**Written request**: Without the pictures, can you quote each line below exactly?

Figure scripts:
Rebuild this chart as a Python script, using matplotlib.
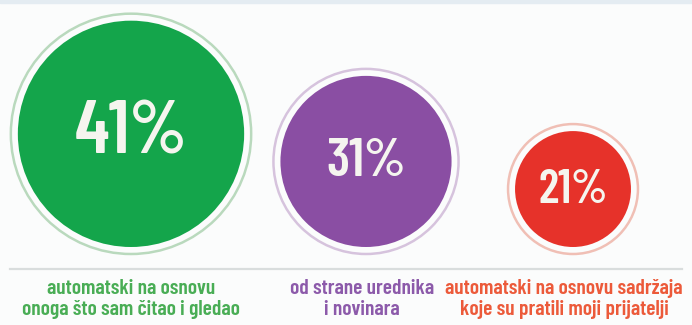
import matplotlib
matplotlib.use("Agg")
import matplotlib.pyplot as plt
from matplotlib.patches import Circle

# Survey shares: how respondents prefer their news to be selected
shares = [41, 31, 21]
value_labels = ["41%", "31%", "21%"]
categories = [
    "automatski na osnovu\nonoga što sam čitao i gledao",
    "od strane urednika\ni novinara",
    "automatski na osnovu sadržaja\nkoje su pratili moji prijatelji",
]
fill_colors = ["#14a54b", "#8a4ea3", "#e6322a"]
ring_colors = ["#b9d9bd", "#d6c3dd", "#f0bfb5"]
text_colors = ["#49ad55", "#8c5aaa", "#ec5a3a"]

# layout (pixel units of the 692x325 canvas)
W, H = 692, 325
centers_x = [131, 366, 573]
baseline_y = 247          # bottom of every filled disc
px_per_point = 2.76       # disc radius per percentage point
ring_gap = 7
label_x = [131, 362, 564]
value_font_sizes = [54, 39, 34]

plt.rcParams["font.family"] = ["Barlow Condensed", "Roboto Condensed", "DejaVu Sans"]

fig = plt.figure(figsize=(W / 100, H / 100), dpi=100)
fig.patch.set_facecolor("#fbfcfc")
ax = fig.add_axes([0, 0, 1, 1])
ax.set_xlim(0, W)
ax.set_ylim(H, 0)
ax.set_aspect("equal")
ax.axis("off")

# faint band along the top edge
ax.axhspan(0, 3, color="#e4ecf2", zorder=0)

for share, vlab, cat, fc, rc, tc, cx, lx, fs in zip(
        shares, value_labels, categories, fill_colors, ring_colors,
        text_colors, centers_x, label_x, value_font_sizes):
    r = share * px_per_point
    cy = baseline_y - r
    ax.add_patch(Circle((cx, cy), r + ring_gap, facecolor="none",
                        edgecolor=rc, linewidth=1.8, zorder=2))
    ax.add_patch(Circle((cx, cy), r, facecolor=fc, edgecolor="none", zorder=3))
    ax.text(cx, cy + 1, vlab, ha="center", va="center", color="#f5f5ef",
            fontsize=fs, fontweight="semibold", zorder=4)
    ax.text(lx, 299, cat, ha="center", va="center", color=tc,
            fontsize=15.5, fontweight="semibold", linespacing=1.08, zorder=4)

# separator line above the category labels
ax.plot([10, 682], [269, 269], color="#d9dddd", linewidth=1.6, zorder=1)

fig.savefig("out.png", dpi=100, facecolor=fig.get_facecolor())
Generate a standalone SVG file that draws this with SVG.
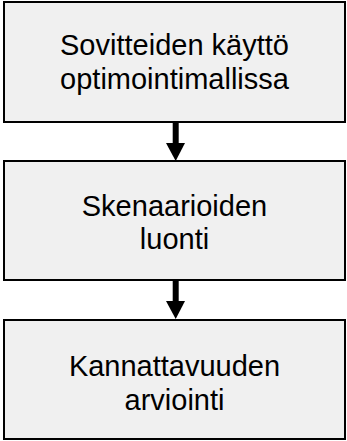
<svg xmlns="http://www.w3.org/2000/svg" width="347" height="441" viewBox="0 0 347 441">
<defs>
<style>
.box{fill:#f0f0f0;stroke:#000;stroke-width:2}
.lbl{font-family:"Liberation Sans",Arial,sans-serif;font-size:29px;fill:#000;text-anchor:middle}
.conn{stroke:#000;stroke-width:6;fill:none}
.head{fill:#000}
</style>
</defs>
<rect width="347" height="441" fill="#fff"/>
<g id="node1">
<rect class="box" x="4" y="2" width="341" height="120"/>
<text class="lbl" x="174.5" y="54.5">Sovitteiden käyttö</text>
<text class="lbl" x="174.5" y="88.5">optimointimallissa</text>
</g>
<g id="node2">
<rect class="box" x="4" y="161" width="341" height="119"/>
<text class="lbl" x="174.5" y="215.5">Skenaarioiden</text>
<text class="lbl" x="174.5" y="249">luonti</text>
</g>
<g id="node3">
<rect class="box" x="4" y="320" width="341" height="119"/>
<text class="lbl" x="174.5" y="376">Kannattavuuden</text>
<text class="lbl" x="174.5" y="410">arviointi</text>
</g>
<g id="connectors">
<line class="conn" x1="175.7" y1="123" x2="175.7" y2="144"/>
<polygon class="head" points="166,143 185,143 175.7,161"/>
<line class="conn" x1="175.7" y1="281" x2="175.7" y2="302"/>
<polygon class="head" points="166,301 185,301 175.7,319"/>
</g>
</svg>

**Solution to the problem**:
Rebuild this chart as a Python script, using matplotlib.
import matplotlib
matplotlib.use("Agg")
import matplotlib.pyplot as plt
from matplotlib.patches import Circle

# Survey shares: how respondents prefer their news to be selected
shares = [41, 31, 21]
value_labels = ["41%", "31%", "21%"]
categories = [
    "automatski na osnovu\nonoga što sam čitao i gledao",
    "od strane urednika\ni novinara",
    "automatski na osnovu sadržaja\nkoje su pratili moji prijatelji",
]
fill_colors = ["#14a54b", "#8a4ea3", "#e6322a"]
ring_colors = ["#b9d9bd", "#d6c3dd", "#f0bfb5"]
text_colors = ["#49ad55", "#8c5aaa", "#ec5a3a"]

# layout (pixel units of the 692x325 canvas)
W, H = 692, 325
centers_x = [131, 366, 573]
baseline_y = 247          # bottom of every filled disc
px_per_point = 2.76       # disc radius per percentage point
ring_gap = 7
label_x = [131, 362, 564]
value_font_sizes = [54, 39, 34]

plt.rcParams["font.family"] = ["Barlow Condensed", "Roboto Condensed", "DejaVu Sans"]

fig = plt.figure(figsize=(W / 100, H / 100), dpi=100)
fig.patch.set_facecolor("#fbfcfc")
ax = fig.add_axes([0, 0, 1, 1])
ax.set_xlim(0, W)
ax.set_ylim(H, 0)
ax.set_aspect("equal")
ax.axis("off")

# faint band along the top edge
ax.axhspan(0, 3, color="#e4ecf2", zorder=0)

for share, vlab, cat, fc, rc, tc, cx, lx, fs in zip(
        shares, value_labels, categories, fill_colors, ring_colors,
        text_colors, centers_x, label_x, value_font_sizes):
    r = share * px_per_point
    cy = baseline_y - r
    ax.add_patch(Circle((cx, cy), r + ring_gap, facecolor="none",
                        edgecolor=rc, linewidth=1.8, zorder=2))
    ax.add_patch(Circle((cx, cy), r, facecolor=fc, edgecolor="none", zorder=3))
    ax.text(cx, cy + 1, vlab, ha="center", va="center", color="#f5f5ef",
            fontsize=fs, fontweight="semibold", zorder=4)
    ax.text(lx, 299, cat, ha="center", va="center", color=tc,
            fontsize=15.5, fontweight="semibold", linespacing=1.08, zorder=4)

# separator line above the category labels
ax.plot([10, 682], [269, 269], color="#d9dddd", linewidth=1.6, zorder=1)

fig.savefig("out.png", dpi=100, facecolor=fig.get_facecolor())
Generate a standalone SVG file that draws this with SVG.
<svg xmlns="http://www.w3.org/2000/svg" width="347" height="441" viewBox="0 0 347 441">
<defs>
<style>
.box{fill:#f0f0f0;stroke:#000;stroke-width:2}
.lbl{font-family:"Liberation Sans",Arial,sans-serif;font-size:29px;fill:#000;text-anchor:middle}
.conn{stroke:#000;stroke-width:6;fill:none}
.head{fill:#000}
</style>
</defs>
<rect width="347" height="441" fill="#fff"/>
<g id="node1">
<rect class="box" x="4" y="2" width="341" height="120"/>
<text class="lbl" x="174.5" y="54.5">Sovitteiden käyttö</text>
<text class="lbl" x="174.5" y="88.5">optimointimallissa</text>
</g>
<g id="node2">
<rect class="box" x="4" y="161" width="341" height="119"/>
<text class="lbl" x="174.5" y="215.5">Skenaarioiden</text>
<text class="lbl" x="174.5" y="249">luonti</text>
</g>
<g id="node3">
<rect class="box" x="4" y="320" width="341" height="119"/>
<text class="lbl" x="174.5" y="376">Kannattavuuden</text>
<text class="lbl" x="174.5" y="410">arviointi</text>
</g>
<g id="connectors">
<line class="conn" x1="175.7" y1="123" x2="175.7" y2="144"/>
<polygon class="head" points="166,143 185,143 175.7,161"/>
<line class="conn" x1="175.7" y1="281" x2="175.7" y2="302"/>
<polygon class="head" points="166,301 185,301 175.7,319"/>
</g>
</svg>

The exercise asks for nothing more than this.